L'intero processo può essere così schematizzato:

Piante C4

Ad elevate temperature e con ridotta disponibilità di acqua le piante tendono a chiudere gli stomi delle foglie per ridurre la perdita d'acqua per evaporazione. In queste condizioni tuttavia l'anidride carbonica non può entrare nella foglia, mentre l'ossigeno prodotto dalla fotosintesi si accumula all'interno. In presenza di un rapporto O2/CO2 elevato all'interno della foglia si innesca un processo di fotorespirazione. Sebbene l'enzima ribulosio bisfosfato carbossilasi (rubisco) aggiunga di preferenza CO2 al RuBP, a basse concentrazione di CO2, può utilizzare anche O2. Il RuBP reagisce con l'ossigeno per dare solo una molecola di PGA ed una di acido fosfoglicolico.

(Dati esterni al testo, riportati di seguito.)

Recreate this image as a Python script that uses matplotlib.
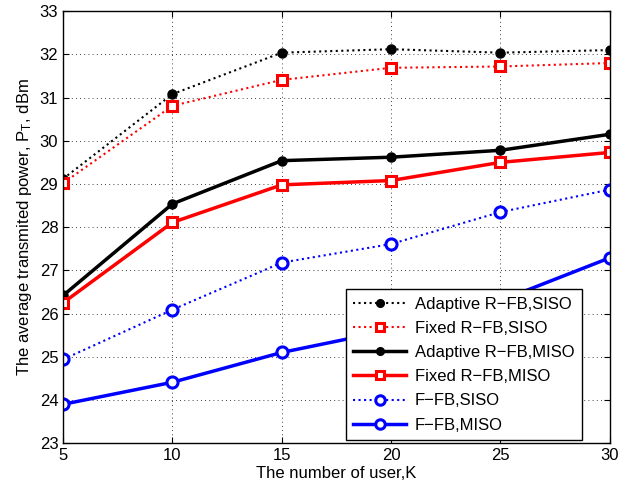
import matplotlib
matplotlib.use("Agg")
import matplotlib.pyplot as plt

plt.rcParams['font.family'] = ['Liberation Sans', 'DejaVu Sans']
plt.rcParams['mathtext.fontset'] = 'custom'
plt.rcParams['mathtext.rm'] = 'Liberation Sans'
plt.rcParams['mathtext.it'] = 'Liberation Sans'

users = [5, 10, 15, 20, 25, 30]
adaptive_siso = [29.12, 31.08, 32.04, 32.12, 32.04, 32.10]
fixed_siso = [29.02, 30.81, 31.41, 31.69, 31.72, 31.80]
adaptive_miso = [26.42, 28.54, 29.54, 29.62, 29.78, 30.15]
fixed_miso = [26.25, 28.11, 28.98, 29.08, 29.50, 29.73]
ffb_siso = [24.94, 26.09, 27.18, 27.61, 28.35, 28.87]
ffb_miso = [23.90, 24.41, 25.10, 25.62, 26.30, 27.29]

labels = ["Adaptive R\u2212FB,SISO", "Fixed R\u2212FB,SISO", "Adaptive R\u2212FB,MISO",
          "Fixed R\u2212FB,MISO", "F\u2212FB,SISO", "F\u2212FB,MISO"]

fig = plt.figure(figsize=(6.19, 4.87), dpi=100)
ax = fig.add_axes([0.102, 0.090, 0.883, 0.887])

ax.plot(users, adaptive_siso, color='black', linestyle=':', linewidth=1.5,
        marker='o', markersize=6.5, markerfacecolor='black', label=labels[0])
ax.plot(users, fixed_siso, color='red', linestyle=':', linewidth=1.5,
        marker='s', markersize=7, markerfacecolor='white', markeredgewidth=2.2, label=labels[1])
ax.plot(users, adaptive_miso, color='black', linestyle='-', linewidth=2.5,
        marker='o', markersize=6.5, markerfacecolor='black', label=labels[2])
ax.plot(users, fixed_miso, color='red', linestyle='-', linewidth=2.5,
        marker='s', markersize=7, markerfacecolor='white', markeredgewidth=2.2, label=labels[3])
ax.plot(users, ffb_siso, color='blue', linestyle=':', linewidth=1.5,
        marker='o', markersize=8, markerfacecolor='white', markeredgewidth=2.2, label=labels[4])
ax.plot(users, ffb_miso, color='blue', linestyle='-', linewidth=2.5,
        marker='o', markersize=8, markerfacecolor='white', markeredgewidth=2.2, label=labels[5])

ax.set_xlim(5, 30)
ax.set_ylim(23, 33)
ax.set_xticks([5, 10, 15, 20, 25, 30])
ax.set_yticks(range(23, 34))
ax.tick_params(direction='in', top=True, right=True, labelsize=12, length=4)
ax.grid(True, linestyle=(0, (1, 4)), color='black', linewidth=0.6)
for s in ax.spines.values():
    s.set_linewidth(1.0)

ax.set_xlabel("The number of user,K", fontsize=12, labelpad=2)
ax.set_ylabel("The average transmited power, P$_\\mathrm{T}$, dBm", fontsize=12, labelpad=4)

leg = ax.legend(loc='lower right', bbox_to_anchor=(0.949, 0.007), fontsize=12,
                numpoints=1, handlelength=3.2, markerscale=0.85,
                fancybox=False, framealpha=1, edgecolor='black',
                borderaxespad=0.0, labelspacing=0.55, borderpad=0.45, handletextpad=0.5)
leg.get_frame().set_linewidth(1.0)

fig.savefig("out.png", dpi=100)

Una minor quantità di PGA rallenta il ciclo di Calvin e lo sviluppo della pianta ne risente.

Piante come la canna da zucchero, il mais e altre piante dette piante C4 sono tuttavia in grado di sintetizzare carboidrati anche quando il rapporto O2/CO2 è sfavorevole.

In queste piante l'anidride carbonica non partecipa direttamente al ciclo di Calvin, ma viene 'temporaneamente' trasformata, a livello delle cellule del mesofillo della foglia, in un composto detto PEP (fosfoenolpiruvato) con successiva formazione di ossalacetato, un composto a 4 atomi di carbonio (da cui il nome C4). Questo viene a sua volta trasformato in un altro composto a 4 atomi di carbonio, il malato (o l'aspartato, a seconda della specie vegetale), che migra dal mesofillo alle cellule che circondano i fasci conduttori (cellule della guaina del fascio). Qui il malato (o l'aspartato) viene riconvertito in anidride carbonica, CO2, che viene infine coinvolta nelle reazioni del ciclo di Krebs. Questo tipo di fotosintesi si riscontra principalmente in piante che vivono nelle regioni tropicali. Nelle piante C4 la fotosintesi si svolge infatti in modo ottimale a temperature più alte di quelle richieste dalle piante C3. Inoltre, le C4 riescono a fiorire a temperature alle quali le C3 non sopravvivono. La resa della fotosintesi con ciclo C4 (ossia la quantità di zuccheri prodotti rispetto all'anidride carbonica utilizzata) è superiore a quella della fotosintesi C3. In altre parole, le piante C4 riescono ad effettuare la fotosintesi alla stessa velocità delle C3, ma aprendo in misura inferiore gli stomi, limitando in tal modo anche la perdita di acqua.


Piante CAM

La fotosintesi CAM (acronimo di Crassulacean Acid Metabolism, ossia metabolismo acido delle crassulacee) avviene in modo analogo alla fotosintesi con ciclo C4: anch'essa, infatti, prevede una fase iniziale in cui l'anidride carbonica viene trasformata in composti a 4 atomi di carbonio e una fase successiva in cui questi vengono riconvertiti in anidride carbonica, che viene coinvolta nella reazione del ciclo di Krebs. Le due fasi avvengono in due momenti separati. La prima avviene di notte, quando i composti a 4 atomi di carbonio (soprattutto acido malico) appena sintetizzati vengono accumulati in speciali vacuoli. La seconda fase avviene di giorno. Questo tipo di fotosintesi è tipico, come indica il suo stesso nome, di molte piante succulente, come le crassulacee e le cactacee, e rappresenta un adattamento ai climi caldi e aridi in cui tali piante vivono. Infatti, la fase che richiede l'apertura degli stomi, per permettere l'ingresso della CO2, avviene di notte, quando l'ambiente risulta più fresco e umido; la seconda fase può invece avvenire di giorno, perché non richiede l'apertura degli stomi. In tal modo, le succulente evitano pericolose perdite di acqua. Anche alcune specie non succulente come l'ananas effettuano la fotosintesi CAM.